Lucas Avendaño

Personal information
- Full name: Lucas Jesús Avendaño Pizarro
- Date of birth: 7 February 2006 (age 20)
- Place of birth: , Chile
- Height: 1.76 m (5 ft 9+1⁄2 in)
- Position: Midfielder

Team information
- Current team: Santiago Wanderers
- Number: 20

Youth career
- Santiago Wanderers

Senior career*
- Years: Team / Apps / (Gls)
- 2024–: Santiago Wanderers / 17 / (0)

= Lucas Avendaño =

Chilean footballer (born 2006)

Lucas Jesús Avendaño Pizarro (born 7 February 2006) is a Chilean football player who currently plays for Santiago Wanderers.

He helped to Wanderers in obtaining the 2026 U-20 Copa Libertadores title.

==Club career==
Avendaño made his professional debut on 27 April 2024 in a Copa Chile match against Juan Fernández Islands team. Since then, he has been part of the club's first-team squad in the Primera B de Chile (second-tier).

In 2025, he was part of the club's under-20 squad that won the Primera División de Chile Youth Tournament.
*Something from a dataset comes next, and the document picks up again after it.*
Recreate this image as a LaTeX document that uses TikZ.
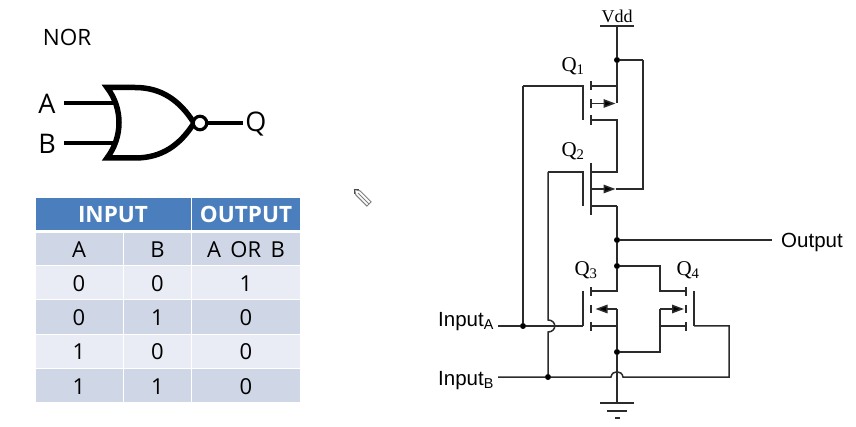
\documentclass[tikz,border=0pt]{standalone}
\usepackage{fontspec}
\setmainfont{Open Sans}
\newfontfamily\circuitserif{Liberation Serif}
\newfontfamily\circuitsans{Liberation Sans}
\usetikzlibrary{arrows.meta}

\definecolor{Header}{HTML}{4A7EBD}
\definecolor{RowDark}{HTML}{CFD7E7}
\definecolor{RowLight}{HTML}{E9EBF5}
\definecolor{Wire}{HTML}{2B2B2B}

\tikzset{
  wire/.style={line width=1.5, color=Wire},
  fetarrow/.style={line width=1.5, color=Wire, -{Triangle[length=12pt,width=8.5pt,fill=black]}},
  junction/.style={circle, fill=black, inner sep=0pt, minimum size=6},
  gatewire/.style={line width=3.6, color=black},
  cell/.style={inner sep=0pt, outer sep=0pt, text=black, text height=17.7pt, text depth=0pt, font=\fontsize{22}{22}\selectfont},
  headcell/.style={cell, fill=Header, text=white, font=\fontsize{22.5}{22.5}\selectfont\bfseries},
  darkcell/.style={cell, fill=RowDark},
  lightcell/.style={cell, fill=RowLight},
  serif label/.style={font=\fontsize{21}{21}\selectfont\circuitserif, inner sep=0pt},
  sans label/.style={font=\fontsize{20.5}{20.5}\selectfont\circuitsans, inner sep=0pt},
  gate label/.style={font=\fontsize{27}{27}\selectfont, inner sep=0pt},
}

\begin{document}
\begin{tikzpicture}[x=1pt, y=-1pt]

  \useasboundingbox (0,0) rectangle (856,427);

  %%%%%%%%%%%%%%%% NOR GATE %%%%%%%%%%%%%%%%%%
  \node[font=\fontsize{22.5}{22.5}\selectfont, inner sep=0pt] (title) at (67,37) {NOR};

  \coordinate (gA) at (64,103);
  \coordinate (gB) at (64,143);
  \coordinate (gAin) at (116,103);
  \coordinate (gBin) at (116,143);
  \coordinate (gQ) at (243,123);
  \coordinate (gTop) at (107,87.5);
  \coordinate (gBot) at (107,158);
  \coordinate (gTip) at (194,123);

  \draw[gatewire] (gA) -- (gAin);
  \draw[gatewire] (gB) -- (gBin);
  \draw[line width=5.5, line join=miter] (gTop) .. controls (123,108) and (123,137) .. (gBot)
    -- (135,158) .. controls (162,158) and (180,145) .. (gTip)
    .. controls (180,101) and (162,87.5) .. (135,87.5) -- cycle;
  \node[circle, draw=black, fill=white, line width=3.2, minimum size=13.5, inner sep=0pt] (bubble) at (200,123) {};
  \draw[gatewire] (bubble) -- (gQ);

  \node[gate label] (labelA) at (47,104) {A};
  \node[gate label] (labelB) at (47,144) {B};
  \node[gate label] (labelQ) at (256,124) {Q};

  %%%%%%%%%%%%%%%% TRUTH TABLE %%%%%%%%%%%%%%%
  \node[headcell, minimum width=155, minimum height=32] (input) at (113,214) {INPUT};
  \node[headcell, minimum width=108, minimum height=32] (output) at (246,214) {OUTPUT};

  \node[darkcell, minimum width=87, minimum height=32] (a0) at (79,249) {A};
  \node[darkcell, minimum width=67, minimum height=32] (b0) at (157.5,249) {B};
  \node[darkcell, minimum width=108, minimum height=32] (q0) at (246,249) {A \,OR\, B};

  \node[lightcell, minimum width=87, minimum height=33] (a1) at (79,283) {0};
  \node[lightcell, minimum width=67, minimum height=33] (b1) at (157.5,283) {0};
  \node[lightcell, minimum width=108, minimum height=33] (q1) at (246,283) {1};

  \node[darkcell, minimum width=87, minimum height=33] (a2) at (79,317) {0};
  \node[darkcell, minimum width=67, minimum height=33] (b2) at (157.5,317) {1};
  \node[darkcell, minimum width=108, minimum height=33] (q2) at (246,317) {0};

  \node[lightcell, minimum width=87, minimum height=33] (a3) at (79,351) {1};
  \node[lightcell, minimum width=67, minimum height=33] (b3) at (157.5,351) {0};
  \node[lightcell, minimum width=108, minimum height=33] (q3) at (246,351) {0};

  \node[darkcell, minimum width=87, minimum height=33] (a4) at (79,385.5) {1};
  \node[darkcell, minimum width=67, minimum height=33] (b4) at (157.5,385.5) {1};
  \node[darkcell, minimum width=108, minimum height=33] (q4) at (246,385.5) {0};

  %%%%%%%%%%%%%%%% PENCIL %%%%%%%%%%%%%%%%%%%%
  \draw[line width=1, color=gray, fill=white] (354.5,189.5) -- (360.1,190.9) -- (371.1,201.9)
    -- (366.9,206.1) -- (355.9,195.1) -- cycle;
  \draw[line width=0.8, color=gray] (358,193) -- (369,204);
  \draw[line width=1.6, color=black!70] (354.5,194) -- (354.5,189.5) -- (359,189.5);

  %%%%%%%%%%%%%%%% CIRCUIT %%%%%%%%%%%%%%%%%%%
  \node[font=\fontsize{18}{18}\selectfont\circuitserif, inner sep=0pt] (vdd) at (617,16) {Vdd};
  \coordinate (vddL) at (600,26);
  \coordinate (vddR) at (634,26);
  \coordinate (vddM) at (617,26);
  \node[junction] (n1) at (617,60) {};
  \coordinate (n1R) at (643,60);

  % Q1
  \node[serif label] (q1lab) at (573,66) {Q\textsubscript{1}};
  \coordinate (q1gT) at (583,86);
  \coordinate (q1gB) at (583,120);
  \coordinate (q1gL) at (523,86);
  \coordinate (q1d) at (591,86);
  \coordinate (q1b) at (591,103.5);
  \coordinate (q1s) at (591,120);
  \coordinate (q1dR) at (617,86);
  \coordinate (q1bR) at (617,103.5);
  \coordinate (q1sR) at (617,120);

  \draw[wire] (vddL) -- (vddR);
  \draw[wire] (vddM) -- (n1) -- (q1bR);
  \draw[wire] (n1) -- (n1R);
  \draw[wire] (q1dR) -- (q1d);
  \draw[wire] (591,81.5) -- (591,90.5);
  \draw[wire] (591,99) -- (591,108);
  \draw[wire] (591,115.5) -- (591,125);
  \draw[fetarrow] (q1b) -- (615.5,103.5);
  \draw[wire] (q1gB) -- (q1gT) -- (q1gL);

  % Q2
  \node[serif label] (q2lab) at (573,151) {Q\textsubscript{2}};
  \coordinate (q2gT) at (583,172);
  \coordinate (q2gB) at (583,206);
  \coordinate (q2gL) at (548,172);
  \coordinate (q2d) at (591,172);
  \coordinate (q2b) at (591,189);
  \coordinate (q2s) at (591,206);
  \coordinate (q2dR) at (617,172);
  \coordinate (q2sR) at (617,206);
  \coordinate (q2bM) at (615.5,189);
  \coordinate (q2bR) at (643,189);

  \draw[wire] (q1s) -- (q1sR) -- (q2dR) -- (q2d);
  \draw[wire] (591,163) -- (591,215);
  \draw[fetarrow] (q2b) -- (q2bM);
  \draw[wire] (q2bM) -- (q2bR) -- (n1R);
  \draw[wire] (q2gB) -- (q2gT) -- (q2gL);
  \draw[wire] (q2s) -- (q2sR);

  % Output
  \node[junction] (n2) at (617,240) {};
  \node[junction] (n3) at (617,266) {};
  \coordinate (outR) at (772,240);
  \node[sans label, anchor=west] (outlab) at (781,242.5) {Output};
  \draw[wire] (q2sR) -- (n2) -- (n3);
  \draw[wire] (n2) -- (outR);

  % Q3
  \node[serif label] (q3lab) at (586,270) {Q\textsubscript{3}};
  \coordinate (q3gT) at (583,291);
  \coordinate (q3gB) at (583,326);
  \coordinate (q3d) at (591,291);
  \coordinate (q3b) at (595.5,309);
  \coordinate (q3s) at (591,326);
  \coordinate (q3dR) at (617,291);
  \coordinate (q3bR) at (617,309);
  \coordinate (q3sR) at (617,326);
  \node[junction] (n4) at (617,352) {};
  \coordinate (gnd) at (617,403);

  \draw[wire] (n3) -- (q3dR) -- (q3d);
  \draw[wire] (591,287.5) -- (591,296);
  \draw[wire] (591,305) -- (591,313.5);
  \draw[wire] (591,322) -- (591,330.5);
  \draw[wire] (q3bR) -- (n4) -- (gnd);
  \draw[wire] (q3s) -- (q3sR);
  \draw[fetarrow] (q3bR) -- (q3b);
  \draw[wire] (q3gT) -- (q3gB);

  % Q4
  \node[serif label] (q4lab) at (688,270) {Q\textsubscript{4}};
  \coordinate (q4gT) at (694,291);
  \coordinate (q4gB) at (694,326);
  \coordinate (q4d) at (686,291);
  \coordinate (q4b) at (684,309);
  \coordinate (q4s) at (686,326);
  \coordinate (q4n3) at (660,266);
  \coordinate (q4dL) at (660,291);
  \coordinate (q4bL) at (660,309);
  \coordinate (q4sL) at (660,326);
  \coordinate (q4n4) at (660,352);

  \draw[wire] (n3) -- (q4n3) -- (q4dL) -- (q4d);
  \draw[wire] (686,287.5) -- (686,296);
  \draw[wire] (686,305) -- (686,313.5);
  \draw[wire] (686,322) -- (686,330.5);
  \draw[fetarrow] (q4bL) -- (q4b);
  \draw[wire] (q4bL) -- (q4n4) -- (n4);
  \draw[wire] (q4sL) -- (q4s);
  \draw[wire] (q4gT) -- (q4gB);

  %%%%%%%%%%%%%%%% INPUTS %%%%%%%%%%%%%%%%%%%%
  \node[sans label, anchor=west] (inA) at (438,321.5) {Input\textsubscript{A}};
  \node[sans label, anchor=west] (inB) at (438,380.5) {Input\textsubscript{B}};
  \coordinate (inAend) at (498,326);
  \coordinate (inBend) at (498,377);
  \coordinate (q4gR) at (729,326);
  \coordinate (q4gRB) at (729,377);
  \node[junction] (n5) at (523,326) {};
  \node[junction] (n6) at (548,377) {};

  \draw[wire] (q1gL) -- (n5);
  \draw[wire] (inAend) -- (n5) -- (q3gB);
  \draw[wire] (q2gL) -- (548,320) .. controls (557,320) and (557,332) .. (548,332) -- (n6);
  \draw[wire] (inBend) -- (n6) -- (611,377) .. controls (612,370) and (622,370) .. (623,377) -- (q4gRB) -- (q4gR) -- (q4gB);

  %%%%%%%%%%%%%%%% GROUND %%%%%%%%%%%%%%%%%%%%
  \draw[wire] (600,403) -- (634,403);
  \draw[wire] (607,411) -- (627,411);
  \draw[wire] (615,418) -- (619.5,418);

\end{tikzpicture}
\end{document}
In March 2026, Avendaño captained Wanderers in the U-20 Copa Libertadores, playing as a central midfielder. He scored against Uruguayan club Nacional in the group stage and featured in the final stages against Palmeiras and Flamengo, as the team went on to win the title. Later, he took part in the 3–1 loss against Real Madrid in the 2026 U20 Intercontinental Cup.